The set was remarkably simple. A huge amphitheatre dominated the back 2/3rds of the set. On the small space stage front centre is a small reproduction of the town itself. Again, some of the cast face OHS problems in wending their way through that set, as if they were giant figures from Nuremberg’s mythological past. Some parts of the set are taken apart and form seats that are placed on some of the steps of the amphitheatre for the Mastersingers to sit on. Other parts of the set are sat on by other characters during the first 2 acts. Act 3 opens with a new set. On the site of the small town set is now a small room representing Sachs’s cobbling workroom. In this room happens Walther’s dream song, Sachs’s writing it down, and Beckmesser’s appropriation of the text.
When the song competition is due to start, the room simply sinks into the floor and another section of set descends from the flies to form the podium on which the competition is to be held. On top of the podium is a model of a building I don’t recognise as from Nuremberg. More wonders of the Leipzig opera house technical possibilities. The townspeople assemble on the steps of the amphitheatre. The various guild members dance and sing their way onto the stage and then the steps, with all of them having a jolly good time as they advance the claims of cobblers, bakers, and tailors to having the most heroic and important role in Nuremberg’s fabled history.

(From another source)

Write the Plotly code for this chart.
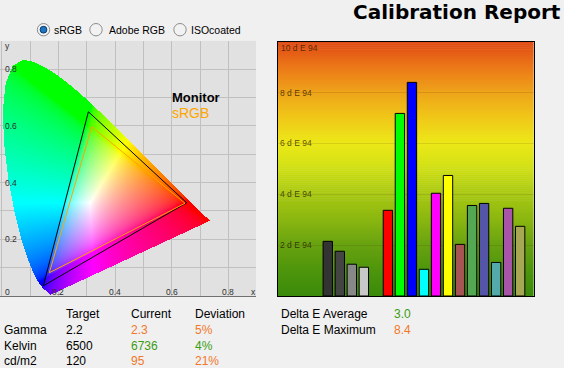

By this time, I was snuffling quietly into my mask at the sheer joy in this finale and Vigilius’s impressive delivery of the final version of the Prize song, despite the dubious ethics with which Wagner handles the character of Beckmesser, and the puzzlement about Eva’s behaviour. Overall, I felt this to be one of the most humane and direct productions I’ve seen. Robert and I agreed that we would be very happy to sit through this production again.